Chapter 14, Problem 41P

To determine

How much ice should be added to the glass of tea to cool it to a temperature of $10.0\text{°C}$.

Answer to Problem 41P

The mass of ice need to be added is $179\text{g}$.

Explanation of Solution

The temperature of the ice is $-10.0\text{°C}$. The volume of tea is $2.00\times {10}^{-4}{\text{m}}^{\text{3}}$. The initial temperature of hot tea is $95.0\text{°C}$. The final temperature of tea is $10.0\text{°C}$.

Since the container is insulated, the change in internal energy of the tea-ice system is zero.
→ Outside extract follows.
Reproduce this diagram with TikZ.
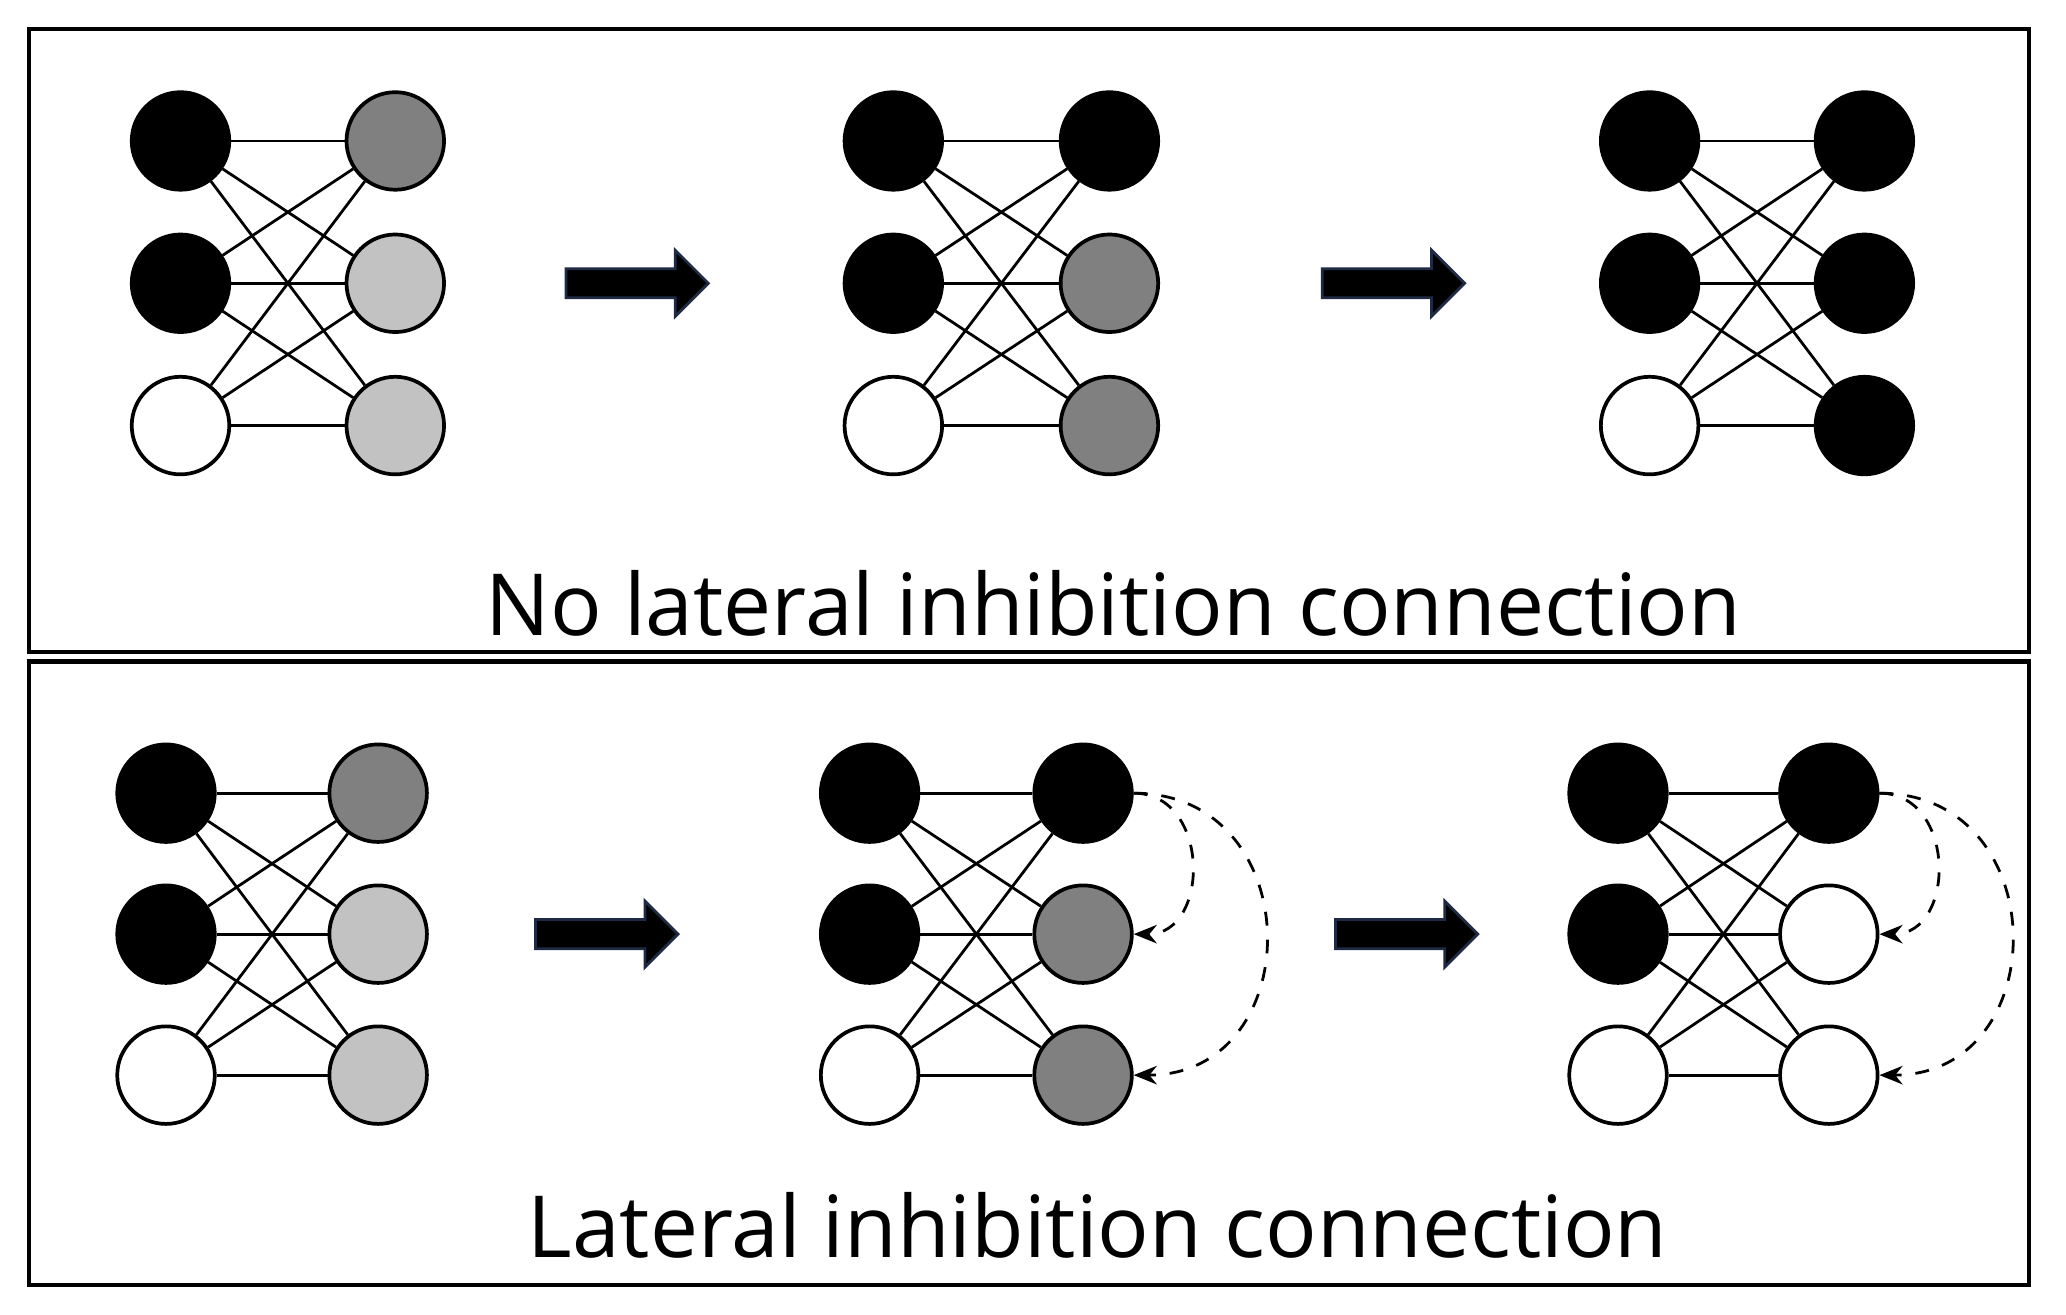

Write the equation for the first law of thermodynamic for the system of ball and water.

$\begin{array}{c}{Q}_t+Q_i=\Delta U\\ =0\end{array}$ (I)

Here, $\Delta U$ is the change in internal energy, $Q_t$ is the heat of the tea, $Q_i$ is the ice.

The temperature of the tea changes from $95.0\text{°C}$ to $10.0\text{°C}$.

Write the equation for the heat change of the tea.

$Q_t={\rho }_w{V}_t{c}_w\left(T_f-T_{\text{ti}}\right)$ (II)

Here, ${\rho }_w$ is the density of the water, $V_t$ is the volume of tea, $c_w$ is the specific heat of water, $T_f$ is the final temperature, $T_{\text{ti}}$ is the initial temperature of tea.

The temperature of the ice first changes from $-10.0\text{°C}$ to $0.0\text{°C}$, then ice turns to water at $0.0\text{°C}$, then the temperature of the water changed from $0.0\text{°C}$ to $10.0\text{°C}$.

Write the equation for the heat change of the ice.

$Q_i=m_i{c}_i\Delta T_1+m_{i}L+m_i{c}_w\Delta T_2$ (III)

Here, $m_i$ is the mass of ice, $c_i$ is the specific heat of ice, $\Delta T_1$ is the change in temperature from $-10.0\text{°C}$ to $0.0\text{°C}$, $L$ is the latent heat of fusion of water, $\Delta T_2$ is the temperature change $0.0\text{°C}$ to $10.0\text{°C}$.

Substitute equation (II) and (III) in equation (I).

$m_i{c}_i\Delta T_1+m_{i}L+m_i{c}_w\Delta T_2+{\rho }_w{V}_t{c}_w\left(T_f-T_{\text{ti}}\right)=0$

Re-write the above equation to get an expression for $m_i$.

$\begin{array}{c}{m}_i\left(c_i\Delta T_1+L+c_w\Delta T_2\right)=-{\rho }_w{V}_t{c}_w\left(T_f-T_{\text{ti}}\right)\\ m_i=\frac{-{\rho }_w{V}_t{c}_w\left(T_f-T_{\text{ti}}\right)}{c_i\Delta T_1+L+c_w\Delta T_2}\end{array}$ (IV)

Conclusion:

Substitute $2.00\times {10}^{-4}{\text{m}}^{\text{3}}$ for $V_t$, $95.0\text{°C}$ for $T_{\text{ti}}$, $10.0\text{°C}$ for $T_f$, $0.0\text{°C}-\left(-10.0\text{°C}\right)$ for $\Delta T_1$, $10.0\text{°C}-0.0\text{°C}$ for $\Delta T_2$, $1000{\text{kg/m}}^{\text{3}}$ for ${\rho }_w$, $4.186\text{kJ/kg}\cdot \text{K}$ for $c_w$, $2.1\text{kJ/kg}\cdot \text{K}$ for $c_i$, $333.7\text{kJ/kg}$ for $L$.

$\begin{array}{c}{m}_i=\frac{-\left(1000{\text{kg/m}}^{\text{3}}\right)\left(2.00\times {10}^{-4}{\text{m}}^{\text{3}}\right)\left(4.186\text{kJ/kg}\cdot \text{K}\right)\left(10.0\text{°C}-95.0\text{°C}\right)}{\left(4.186\text{kJ/kg}\cdot \text{K}\right)\left(0.0\text{°C}-\left(-10.0\text{°C}\right)\right)+333.7\text{kJ/kg}+\left(10.0\text{°C}-0.0\text{°C}\right)\left(2.1\text{kJ/kg}\cdot \text{K}\right)}\\ =179\text{g}\end{array}$

The mass of ice need to be added is $179\text{g}$.